The goal of this project was to implement neural style transfer; specifically, we attempted to recreate a certain content in a different art style. We did this by taking two input images—one for content and the other for style—and optimizing the corresponding content & style losses against the network's output.
For the initial setup, we implemented the content-space loss alone and studied the output of the Neural Net. The following image was used for the content reconstruction experiments.
Content loss is used to measure the difference in content between two images; this is typically measured at a certain layer of the network. We define this loss as the mean-squared error (MSE) between the (corresponding layers of the) images. In our implementation, we used the MSELoss() function which is included in PyTorch's Neural Network (nn) module.
To build our model, we used the pre-trained VGG-19 net model which is available within TorchVision's built-in models.
We created our network's architecture by starting with a Normalization layer (converting pixel values into z-scores) and then added each layer from the VGG-19 net one at a time. After every convolution layer, we added a content-loss layer which simply computes the content-loss (as described earlier) during a forward pass of the network. Finally, we trimmed off all layers (ReLU, Normalization, etc.) after the last content-loss layer.
To optimize the pre-trained VGG-19 net with added Normalization and Style/Content Loss layers, we used the LBFGS optimizer. We perform this optimization a number of times during a training run, which involves going through the following steps:
In addition to the steps mentioned above, we also print the (unweighted) content loss every 10 iterations and clamp the input image between 0 and 1 one last time at the end of the optimzation. Additionally, the output image is saved as a png file every 100 iterations.
As discussed earlier, content loss is applied at a specific layer of the network. Accordingly, we tried applying the content-loss function at each layer of the VGG-19 net model (5 in total). The results are shown below.
As seen above, the reconstructed image gets worse (more noisy) when it is applied to latter layers of the network; this is because the image output at those layers are more abstracted from the original input image. This is clear from the minimum content loss obtained for content reconstruction at each layer: 0.0, 0.000177, 0.109410, (these values are for a 300-step optimization). Accordingly, we chose to use content loss at the second layer (conv_2) since that's the deepest we can go without noticeable noise.
Here are a few more examples of content reconstruction for different content images using 2 random-noise image inputs each trained for 300 steps:
As see above, the reconstructed images are slightly blurry, though quite similar to the original image. This may be due to the fact that content reconstruction was performed at layer 2, which is slighly abstracted away from the original image. Additionally, even though the two reconstructed images for each example started off as randomly-generated noise, they both look almost identical; this is because the minimum content loss obtained for either of these images was extremely small (around 0.0001). This shows that our content reconstruction operation is working as expected.

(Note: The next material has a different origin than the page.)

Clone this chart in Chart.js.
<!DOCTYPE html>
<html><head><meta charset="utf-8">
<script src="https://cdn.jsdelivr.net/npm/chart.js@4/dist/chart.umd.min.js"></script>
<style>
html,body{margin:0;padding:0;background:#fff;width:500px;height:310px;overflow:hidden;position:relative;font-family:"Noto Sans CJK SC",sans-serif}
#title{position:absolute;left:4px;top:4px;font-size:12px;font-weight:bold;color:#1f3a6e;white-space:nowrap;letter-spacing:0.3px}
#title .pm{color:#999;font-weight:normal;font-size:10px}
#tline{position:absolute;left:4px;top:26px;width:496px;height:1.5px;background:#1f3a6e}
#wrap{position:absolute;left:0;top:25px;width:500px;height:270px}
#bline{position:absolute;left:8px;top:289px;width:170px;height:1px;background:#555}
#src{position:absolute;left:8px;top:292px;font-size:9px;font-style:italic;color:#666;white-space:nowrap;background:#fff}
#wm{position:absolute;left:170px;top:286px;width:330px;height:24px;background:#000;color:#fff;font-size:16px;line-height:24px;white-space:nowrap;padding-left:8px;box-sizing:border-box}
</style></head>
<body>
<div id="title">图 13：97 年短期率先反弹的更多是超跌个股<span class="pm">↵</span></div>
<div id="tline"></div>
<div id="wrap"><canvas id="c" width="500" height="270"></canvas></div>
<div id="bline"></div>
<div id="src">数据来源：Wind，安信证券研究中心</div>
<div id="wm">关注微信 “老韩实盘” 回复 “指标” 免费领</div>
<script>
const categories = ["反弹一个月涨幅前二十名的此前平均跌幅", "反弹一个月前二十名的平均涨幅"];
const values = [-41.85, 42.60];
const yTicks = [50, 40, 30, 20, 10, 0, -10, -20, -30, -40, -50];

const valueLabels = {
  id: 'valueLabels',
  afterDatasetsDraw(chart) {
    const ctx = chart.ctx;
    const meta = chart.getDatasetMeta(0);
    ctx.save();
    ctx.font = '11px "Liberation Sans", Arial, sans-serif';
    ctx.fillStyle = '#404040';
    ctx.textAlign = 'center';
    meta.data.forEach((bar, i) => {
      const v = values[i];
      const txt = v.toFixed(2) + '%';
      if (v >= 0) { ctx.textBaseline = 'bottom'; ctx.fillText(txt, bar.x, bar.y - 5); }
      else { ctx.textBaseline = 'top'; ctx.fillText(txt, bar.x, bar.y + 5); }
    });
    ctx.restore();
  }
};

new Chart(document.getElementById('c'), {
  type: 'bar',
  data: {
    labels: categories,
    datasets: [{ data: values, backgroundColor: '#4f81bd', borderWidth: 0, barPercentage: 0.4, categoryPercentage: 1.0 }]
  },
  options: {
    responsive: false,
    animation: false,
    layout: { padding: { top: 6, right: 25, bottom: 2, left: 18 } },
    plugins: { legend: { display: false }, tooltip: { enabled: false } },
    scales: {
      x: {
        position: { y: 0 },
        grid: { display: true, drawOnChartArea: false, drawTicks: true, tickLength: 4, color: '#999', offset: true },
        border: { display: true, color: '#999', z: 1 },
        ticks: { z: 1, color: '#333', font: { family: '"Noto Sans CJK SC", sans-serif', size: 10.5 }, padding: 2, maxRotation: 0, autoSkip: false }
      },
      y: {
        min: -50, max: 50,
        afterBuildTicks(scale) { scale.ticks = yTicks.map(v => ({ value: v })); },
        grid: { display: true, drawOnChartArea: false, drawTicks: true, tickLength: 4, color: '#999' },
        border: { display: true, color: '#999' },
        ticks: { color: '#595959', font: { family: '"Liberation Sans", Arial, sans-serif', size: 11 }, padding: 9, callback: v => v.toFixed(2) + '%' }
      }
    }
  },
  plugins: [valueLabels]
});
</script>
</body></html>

This time around, we focused on style-space loss; the steps were similar to those in the previous section. Below is the image used for the texture synthesis experiments; the image was (manually) reshaped to have the same dimensions as the content image (since they need to match so that pixel-by-pixel loss can be computed).
To compute the difference in styles between two images, we used the Gram matrix followed by the mean-squared error (MSE) function as in content-loss calculation.
In place of adding content-loss layers in the pre-trained VGG-19 net model, we now used style-loss layers; everything else is exactly as it was in the previous section.
Finally, we added the optimization step for style-space loss. Rather than creating a separate optimization function, we simply added two flags—use_content & use_style—to select the right losses for calculation.
Just like with content loss, we tried applying the style-loss function at each layer of the VGG-19 net model. Results are shown below.
As seen above, applying style loss optimization to different layers of the VGG-19 net model results in different textures. Among these, the layer-2 optimization output seems to be the smoothest (the layer-1 output is a close second); there is a varying degree of noise in the other outputs. Accordingly, we decided to use style loss on layer 1 & 2. The result for this combined loss optimization is as follows:
Below are a few more examples of texture synthesis for different style images using 2 random-noise image inputs each trained for 300 steps (layer 1 & 2 are used as before):
The textures generated resemble the colors in the original input images. Since random noise was used as the input, the two texture images generated for each example are different, though the patterns are quite similar. Accordingly, the texture synthesis step is also working as expected.
After having tested both content-space loss and style-space loss independently, we now put them both together to perform style transfer. The results are included in this section.
The following values were used for generating the results in this section:
We also compared the difference between using the content image vs white noise as the input image (up till this point of the assignment, only white noise was used). Below are the content and style images used.
For both possible input images, we perform the style transfer operation for 100 optimization steps. Below are the outputs.
The runtimes for the style transfer using noise vs content image as input were 93.78 and 102.66 seconds, respectively (these runtimes are large even for 100 steps since a CPU was used). Using the content image as the input makes the optimization step take slightly longer (though they are still comparable) but the output is a lot better than when using noise as the input. The left image looks very noisy as compared to the right since the Neural Net has not yet (at 100 steps) understood the content of the image; using the content as the input skips this step, making the output look smooth every early on in training.
(Note: White noise was used as input in these images.)